I told him not to fall in love, but he's never felt like this he repeats. 
It's too much. It's far too much for me to handle. He makes my body feel but my heart is not in this. 
We are just "hooking up," I say again. 
I can see myself doing things I don't like. 
"I need you to sleep with another girl, then tell me about it"
"No, why?"
"Because I'm getting attached and wanting things I shouldn't."
"You're the only one I want."
"That's not helping."


Thursday, March 13, 2014

This is why I've been so quiet...

Sometimes I hit a wall, emotionally. I haven't had much of a muse lately. That's my own thing. Maybe I need roller coasters to feel alive. Everything I write is choppy and without flow. Just a riot of thoughts warring for a way out. Literally not a linear pattern...sometimes you just don't know where to start, but I'll start in the now. 
I'm wearing a ring on my left hand, the way people wear their heart on their sleeve. He wants babies, he wants it more than marriage. I don't get it, I don't want it that way. I want to be selfish and have a wedding, where I get to dress in a beautiful dress and walk down an aisle and feel good about my legal family. But babies scare him less than marriage. Not that this oven is even on to bake any buns right now. But I feel frustrated there. I've been patient never pushing, I'm not now. I just feel at a loss for words. He said, "kids are just more important to me," I said,"doing it right is more important to me, shouldn't I have a say in what effects my life?" Which makes me want to walk away now all together.... because children are forever, they will always be there, if something goes south then how do we ever walk away fully, divorce or no divorce. If all I that I wanted was kids I could visit a bank, hand pick with less emotional scarring. He can't have everything he wants and maybe that's wrong for me to say, but I need a commitment, more than just a diamond on my ring finger.... Why promise when you are scared to deliver? Maybe he just really doesn't want ME. 
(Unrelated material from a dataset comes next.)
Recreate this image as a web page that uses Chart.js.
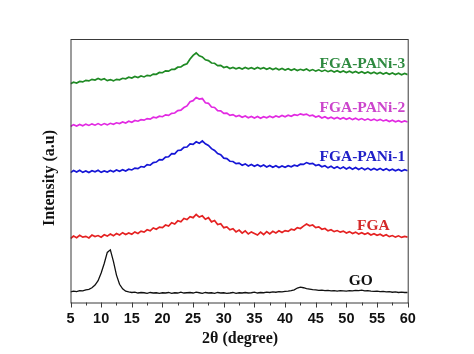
<!DOCTYPE html>
<html>
<head>
<meta charset="utf-8">
<script src="https://cdn.jsdelivr.net/npm/chart.js@4"></script>
<style>
html,body{margin:0;padding:0;background:#fff;}
canvas{display:block;}
</style>
</head>
<body>
<canvas id="c" width="474" height="354"></canvas>
<script>
// 2θ (degree) sampling positions
const twoTheta = [
 5,5.5,6,6.5,7,7.5,8,8.5,9,9.5,
 10,10.5,11,11.5,12,12.5,13,13.5,14,14.5,
 15,15.5,16,16.5,17,17.5,18,18.5,19,19.5,
 20,20.5,21,21.5,22,22.5,23,23.5,24,24.5,
 25,25.5,26,26.5,27,27.5,28,28.5,29,29.5,
 30,30.5,31,31.5,32,32.5,33,33.5,34,34.5,
 35,35.5,36,36.5,37,37.5,38,38.5,39,39.5,
 40,40.5,41,41.5,42,42.5,43,43.5,44,44.5,
 45,45.5,46,46.5,47,47.5,48,48.5,49,49.5,
 50,50.5,51,51.5,52,52.5,53,53.5,54,54.5,
 55,55.5,56,56.5,57,57.5,58,58.5,59,59.5,
 60];

const seriesNames = ["GO","FGA","FGA-PANi-1","FGA-PANi-2","FGA-PANi-3"];

// Intensity (a.u., stacked offsets as in the figure)
const GO = [
 4.0,4.3,4.1,4.5,4.4,4.8,5.0,5.6,6.6,8.3,
 11.2,14.8,19.0,20.0,15.6,10.4,6.9,5.2,4.3,4.0,
 3.8,3.9,3.6,3.8,3.7,3.5,3.8,3.6,3.7,3.5,
 3.7,3.6,3.8,3.5,3.7,3.6,3.9,3.6,3.7,3.8,
 3.6,3.9,3.7,3.5,3.8,3.6,3.7,3.5,3.8,3.6,
 3.7,3.5,3.6,3.8,3.5,3.7,3.6,3.8,3.6,3.7,
 3.9,3.6,3.8,3.7,3.9,3.8,4.0,3.9,4.1,4.0,
 4.2,4.3,4.5,4.8,5.5,5.8,5.6,5.3,5.1,4.9,
 4.8,4.6,4.7,4.5,4.6,4.4,4.5,4.3,4.5,4.4,
 4.3,4.5,4.4,4.6,4.5,4.7,4.4,4.5,4.3,4.2,
 4.3,4.1,4.2,4.0,4.1,3.9,4.0,3.8,3.9,3.8,
 3.8];

const FGA = [
 24.3,25.2,24.6,25.5,24.8,25.1,24.5,25.6,25.0,25.4,
 24.8,25.7,25.2,26.0,25.3,26.2,25.6,26.5,25.8,26.4,
 25.9,26.8,26.2,27.1,26.7,27.6,27.2,28.3,27.8,28.6,
 28.4,29.4,29.0,30.3,29.8,31.0,30.6,31.9,31.5,32.6,
 32.2,33.4,32.4,32.9,31.6,32.2,30.6,31.1,29.6,29.9,
 28.4,28.7,27.6,28.0,26.8,27.5,26.3,27.2,26.0,26.8,
 26.2,25.6,26.7,25.8,26.9,26.0,27.0,26.4,27.2,26.6,
 27.3,27.0,27.8,27.5,28.4,28.1,29.0,29.8,29.1,29.4,
 28.4,28.7,27.8,28.1,27.2,27.6,26.9,27.3,26.7,27.1,
 26.4,26.9,26.2,26.7,26.0,26.5,25.9,26.4,25.6,26.1,
 25.5,25.9,25.2,25.7,25.0,25.4,24.8,25.3,24.7,25.1,
 24.8];

const PANi1 = [
 49.3,50.1,49.5,50.2,49.4,49.9,49.3,50.0,49.6,50.2,
 49.4,49.9,49.5,50.1,49.6,50.3,49.8,50.4,49.9,50.6,
 50.3,51.0,50.8,51.6,51.4,52.3,52.1,53.1,53.3,54.2,
 54.1,55.2,55.3,56.5,56.4,57.7,57.8,58.9,59.0,60.2,
 60.0,61.0,60.4,61.3,60.2,59.6,58.4,57.7,56.5,56.1,
 54.8,54.6,53.6,53.5,52.7,52.9,52.1,52.6,51.8,52.4,
 51.7,52.3,51.6,52.2,51.4,52.0,51.3,51.9,51.2,51.8,
 51.3,51.9,51.5,52.1,51.8,52.5,52.4,53.1,52.6,52.8,
 52.0,52.3,51.5,51.9,51.1,51.7,50.9,51.5,50.8,51.4,
 50.7,51.3,50.6,51.2,50.5,51.1,50.4,51.0,50.3,50.9,
 50.3,50.9,50.2,50.8,50.1,50.6,50.0,50.5,49.9,50.4,
 50.0];

const PANi2 = [
 66.8,67.5,67.0,67.6,67.1,67.7,67.2,67.8,67.3,67.9,
 67.3,67.9,67.4,68.0,67.6,68.2,67.9,68.5,68.1,68.8,
 68.4,69.1,68.8,69.4,69.2,69.8,69.6,70.3,70.1,70.7,
 70.5,71.2,71.0,71.8,71.9,72.8,73.0,74.0,74.6,76.2,
 76.6,77.8,77.2,77.4,75.8,75.6,74.2,74.0,72.8,72.7,
 71.8,71.9,71.0,71.3,70.6,71.0,70.3,70.8,70.1,70.6,
 70.0,70.6,69.9,70.5,70.1,70.7,70.2,70.8,70.4,71.0,
 70.5,71.1,70.7,71.3,71.0,71.6,71.2,71.5,70.8,71.1,
 70.4,70.8,70.0,70.5,69.8,70.3,69.7,70.2,69.6,70.1,
 69.5,70.0,69.4,69.9,69.3,69.8,69.2,69.7,69.1,69.6,
 69.0,69.5,68.9,69.3,68.7,69.2,68.6,69.0,68.5,68.9,
 68.5];

const PANi3 = [
 83.0,83.6,83.3,83.9,83.7,84.3,84.1,84.7,84.4,85.0,
 84.5,84.9,84.2,84.6,84.1,84.7,84.5,85.1,84.9,85.5,
 85.2,85.8,85.4,86.0,85.6,86.2,86.0,86.7,86.6,87.3,
 87.2,87.9,87.8,88.5,88.5,89.3,89.4,90.2,90.6,92.4,
 93.8,94.7,93.6,93.2,92.1,91.8,90.9,90.8,89.9,90.0,
 89.2,89.5,88.8,89.2,88.7,89.1,88.6,89.2,88.7,89.1,
 88.6,89.2,88.7,89.1,88.5,89.0,88.4,88.9,88.3,88.8,
 88.2,88.7,88.1,88.6,88.0,88.5,88.1,88.6,87.9,88.4,
 87.8,88.3,87.7,88.2,87.6,88.1,87.5,88.0,87.4,87.9,
 87.3,87.8,87.2,87.7,87.1,87.6,87.0,87.5,86.9,87.4,
 86.8,87.3,86.7,87.2,86.6,87.1,86.5,87.0,86.4,86.9,
 86.5];

const majorTicks = [5,10,15,20,25,30,35,40,45,50,55,60];
const minorTicks = [7.5,12.5,17.5,22.5,27.5,32.5,37.5,42.5,47.5,52.5,57.5];

const lineColors  = ["#111111","#e52222","#1616d6","#e22ae2","#1f8a24"];
const labelColors = ["#111111","#d42a2a","#2020c8","#cc44cc","#2e8a40"];
const seriesData = [GO, FGA, PANi1, PANi2, PANi3];

const datasets = seriesData.map((vals, i) => ({
  label: seriesNames[i],
  data: twoTheta.map((t, k) => ({x: t, y: vals[k]})),
  borderColor: lineColors[i],
  borderWidth: i === 0 ? 1.3 : 1.7,
  pointRadius: 0,
  tension: 0,
  fill: false
}));

// label anchors (in data units): [x, y, align]
const labelAnchors = [
  [52.35, 8.0, "center"],
  [54.4, 29.1, "center"],
  [59.6, 55.2, "right"],
  [59.6, 73.7, "right"],
  [59.6, 90.5, "right"]
];

const decor = {
  id: "decor",
  afterDraw(chart) {
    const {ctx, chartArea: a, scales: {x, y}} = chart;
    ctx.save();
    ctx.strokeStyle = "#3a3a3a";
    ctx.lineWidth = 1;
    ctx.strokeRect(a.left + 0.5, a.top + 0.5, a.right - a.left, a.bottom - a.top);
    ctx.beginPath();
    majorTicks.forEach(v => {
      const px = Math.round(x.getPixelForValue(v)) + 0.5;
      ctx.moveTo(px, a.bottom); ctx.lineTo(px, a.bottom + 5);
    });
    minorTicks.forEach(v => {
      const px = Math.round(x.getPixelForValue(v)) + 0.5;
      ctx.moveTo(px, a.bottom); ctx.lineTo(px, a.bottom + 3);
    });
    ctx.stroke();

    // series labels
    ctx.font = "bold 15.5px 'Liberation Serif', 'Times New Roman', serif";
    ctx.textBaseline = "middle";
    labelAnchors.forEach((an, i) => {
      ctx.fillStyle = labelColors[i];
      ctx.textAlign = an[2];
      ctx.fillText(seriesNames[i], x.getPixelForValue(an[0]), y.getPixelForValue(an[1]));
    });

    // axis titles
    ctx.fillStyle = "#111";
    ctx.font = "bold 16px 'Liberation Serif', 'Times New Roman', serif";
    ctx.textAlign = "center";
    ctx.textBaseline = "middle";
    ctx.fillText("2θ (degree)", (a.left + a.right) / 2 + 1, 339);
    ctx.translate(50, 178);
    ctx.rotate(-Math.PI / 2);
    ctx.fillText("Intensity (a.u)", 0, 0);
    ctx.restore();
  }
};

new Chart(document.getElementById("c"), {
  type: "line",
  data: {datasets},
  options: {
    responsive: false,
    animation: false,
    devicePixelRatio: 1,
    layout: {padding: {left: 70.5, right: 66.3, top: 39, bottom: 0}},
    plugins: {legend: {display: false}, tooltip: {enabled: false}},
    scales: {
      x: {
        type: "linear",
        min: 5, max: 60,
        afterFit(s) { s.height = 51.5; },
        afterBuildTicks(s) { s.ticks = majorTicks.map(v => ({value: v})); },
        grid: {display: false, drawTicks: false},
        border: {display: false},
        ticks: {
          autoSkip: false,
          maxRotation: 0,
          padding: 8,
          color: "#111",
          font: {family: "'Liberation Sans', Arial, sans-serif", size: 14.5, weight: "bold"}
        }
      },
      y: {
        type: "linear",
        min: 0, max: 100,
        display: false
      }
    }
  },
  plugins: [decor]
});
</script>
</body>
</html>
I'm starving to travel. And I have been all over recently. I just want to go somewhere new and novel. Maybe I can stay there. 


Reassurances

Here I sigh waiting patiently for the sun to finally set, so I can see the last bit of light from the dying rays. Sitting back, watching it burn as it has so many times before, although no two days are exactly alike, so much stays the same. 
The energy of the morning, blooms to the brightness of its full potential. Only to be embraced romantically in the waves of sunset sky and darkness of its fall. 
Do you greedily gulp at it's warmth on your face in winter, but curse it's name when too much of its glow has burnt you in the following months? 
You knew it would burn you, but you still treasured every moment of light.